-- begin Recorded information --
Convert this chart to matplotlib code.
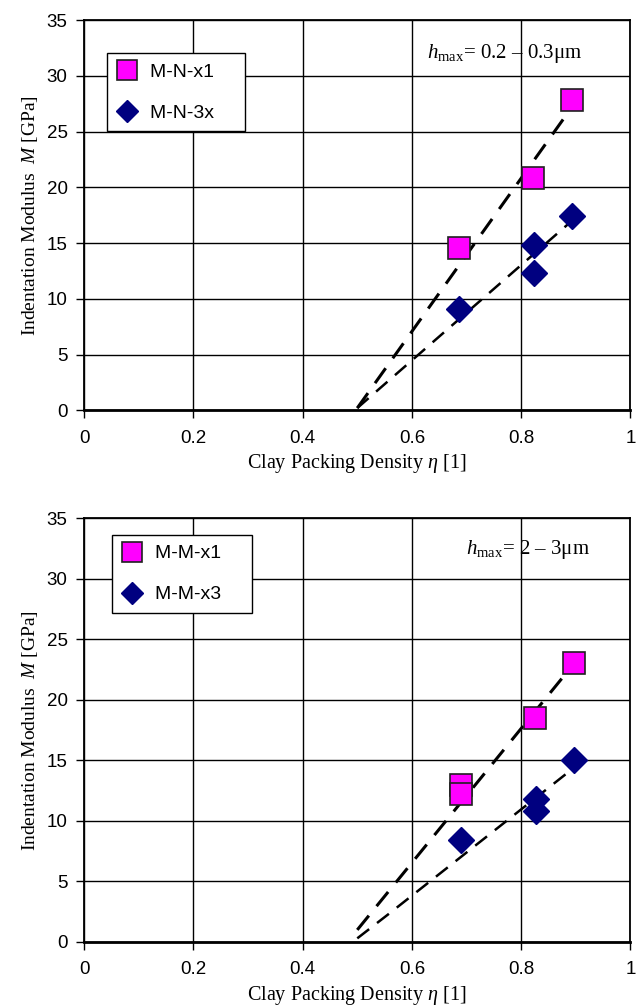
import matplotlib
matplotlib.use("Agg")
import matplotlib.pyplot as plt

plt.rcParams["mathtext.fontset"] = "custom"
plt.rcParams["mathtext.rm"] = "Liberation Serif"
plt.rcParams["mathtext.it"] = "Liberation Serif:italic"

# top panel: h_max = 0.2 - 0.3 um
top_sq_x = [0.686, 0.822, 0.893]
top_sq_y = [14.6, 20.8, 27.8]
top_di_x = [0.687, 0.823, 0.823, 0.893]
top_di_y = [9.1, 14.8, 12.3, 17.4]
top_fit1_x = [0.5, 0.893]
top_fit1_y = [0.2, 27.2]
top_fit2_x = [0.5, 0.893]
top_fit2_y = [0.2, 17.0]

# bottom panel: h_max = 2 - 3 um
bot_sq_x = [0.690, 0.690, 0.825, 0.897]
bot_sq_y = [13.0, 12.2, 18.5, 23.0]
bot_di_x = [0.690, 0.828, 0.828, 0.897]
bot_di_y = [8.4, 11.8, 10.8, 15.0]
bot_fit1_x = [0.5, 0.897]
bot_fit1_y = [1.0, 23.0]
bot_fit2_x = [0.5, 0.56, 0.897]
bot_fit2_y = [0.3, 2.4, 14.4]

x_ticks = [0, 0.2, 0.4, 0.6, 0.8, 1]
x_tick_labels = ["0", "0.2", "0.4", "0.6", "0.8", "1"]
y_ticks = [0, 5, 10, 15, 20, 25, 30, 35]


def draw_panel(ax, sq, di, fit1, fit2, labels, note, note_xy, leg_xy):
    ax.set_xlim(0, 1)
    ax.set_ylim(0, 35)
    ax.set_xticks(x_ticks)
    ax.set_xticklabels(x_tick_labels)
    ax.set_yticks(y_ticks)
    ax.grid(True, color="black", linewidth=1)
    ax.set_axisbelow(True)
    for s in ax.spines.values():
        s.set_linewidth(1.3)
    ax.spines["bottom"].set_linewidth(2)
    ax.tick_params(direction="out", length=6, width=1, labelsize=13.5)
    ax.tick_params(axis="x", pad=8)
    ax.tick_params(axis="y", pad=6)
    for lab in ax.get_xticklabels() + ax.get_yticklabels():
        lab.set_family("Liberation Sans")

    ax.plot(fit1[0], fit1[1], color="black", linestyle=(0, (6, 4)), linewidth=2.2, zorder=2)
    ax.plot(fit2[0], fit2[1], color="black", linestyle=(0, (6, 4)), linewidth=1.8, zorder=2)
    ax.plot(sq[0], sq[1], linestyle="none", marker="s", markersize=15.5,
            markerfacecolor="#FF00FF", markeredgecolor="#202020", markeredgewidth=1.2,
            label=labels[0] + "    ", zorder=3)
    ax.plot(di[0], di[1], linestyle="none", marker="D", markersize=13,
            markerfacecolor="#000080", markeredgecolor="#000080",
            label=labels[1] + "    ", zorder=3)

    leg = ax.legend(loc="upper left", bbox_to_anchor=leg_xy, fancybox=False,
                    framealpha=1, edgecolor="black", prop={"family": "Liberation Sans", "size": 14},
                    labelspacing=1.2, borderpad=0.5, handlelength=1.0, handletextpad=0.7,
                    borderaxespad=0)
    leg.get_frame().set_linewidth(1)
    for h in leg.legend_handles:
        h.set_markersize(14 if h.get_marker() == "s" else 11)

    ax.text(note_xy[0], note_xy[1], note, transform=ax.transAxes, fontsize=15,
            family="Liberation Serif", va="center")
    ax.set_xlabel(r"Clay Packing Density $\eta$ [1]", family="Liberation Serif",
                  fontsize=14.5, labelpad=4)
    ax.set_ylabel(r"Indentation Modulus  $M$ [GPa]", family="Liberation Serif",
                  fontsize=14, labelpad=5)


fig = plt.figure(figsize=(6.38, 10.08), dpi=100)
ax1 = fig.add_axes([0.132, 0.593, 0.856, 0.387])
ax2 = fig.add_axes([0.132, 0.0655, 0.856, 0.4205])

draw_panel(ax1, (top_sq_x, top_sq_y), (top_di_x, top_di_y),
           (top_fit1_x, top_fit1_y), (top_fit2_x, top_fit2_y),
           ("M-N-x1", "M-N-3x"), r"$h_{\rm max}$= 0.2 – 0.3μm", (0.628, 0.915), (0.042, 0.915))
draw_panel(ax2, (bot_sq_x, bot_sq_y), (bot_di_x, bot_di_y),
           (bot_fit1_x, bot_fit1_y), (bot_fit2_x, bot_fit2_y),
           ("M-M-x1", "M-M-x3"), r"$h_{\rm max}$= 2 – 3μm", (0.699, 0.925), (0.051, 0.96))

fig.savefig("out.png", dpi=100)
-- end Recorded information --
## What is needed
Give again, exactly, the lines from the start of the data through the one holding "y_ticks = [0, 5, 10, 15, 20, 25, 30, 35]"; omit the pictures.

## The completed task
Convert this chart to matplotlib code.
import matplotlib
matplotlib.use("Agg")
import matplotlib.pyplot as plt

plt.rcParams["mathtext.fontset"] = "custom"
plt.rcParams["mathtext.rm"] = "Liberation Serif"
plt.rcParams["mathtext.it"] = "Liberation Serif:italic"

# top panel: h_max = 0.2 - 0.3 um
top_sq_x = [0.686, 0.822, 0.893]
top_sq_y = [14.6, 20.8, 27.8]
top_di_x = [0.687, 0.823, 0.823, 0.893]
top_di_y = [9.1, 14.8, 12.3, 17.4]
top_fit1_x = [0.5, 0.893]
top_fit1_y = [0.2, 27.2]
top_fit2_x = [0.5, 0.893]
top_fit2_y = [0.2, 17.0]

# bottom panel: h_max = 2 - 3 um
bot_sq_x = [0.690, 0.690, 0.825, 0.897]
bot_sq_y = [13.0, 12.2, 18.5, 23.0]
bot_di_x = [0.690, 0.828, 0.828, 0.897]
bot_di_y = [8.4, 11.8, 10.8, 15.0]
bot_fit1_x = [0.5, 0.897]
bot_fit1_y = [1.0, 23.0]
bot_fit2_x = [0.5, 0.56, 0.897]
bot_fit2_y = [0.3, 2.4, 14.4]

x_ticks = [0, 0.2, 0.4, 0.6, 0.8, 1]
x_tick_labels = ["0", "0.2", "0.4", "0.6", "0.8", "1"]
y_ticks = [0, 5, 10, 15, 20, 25, 30, 35]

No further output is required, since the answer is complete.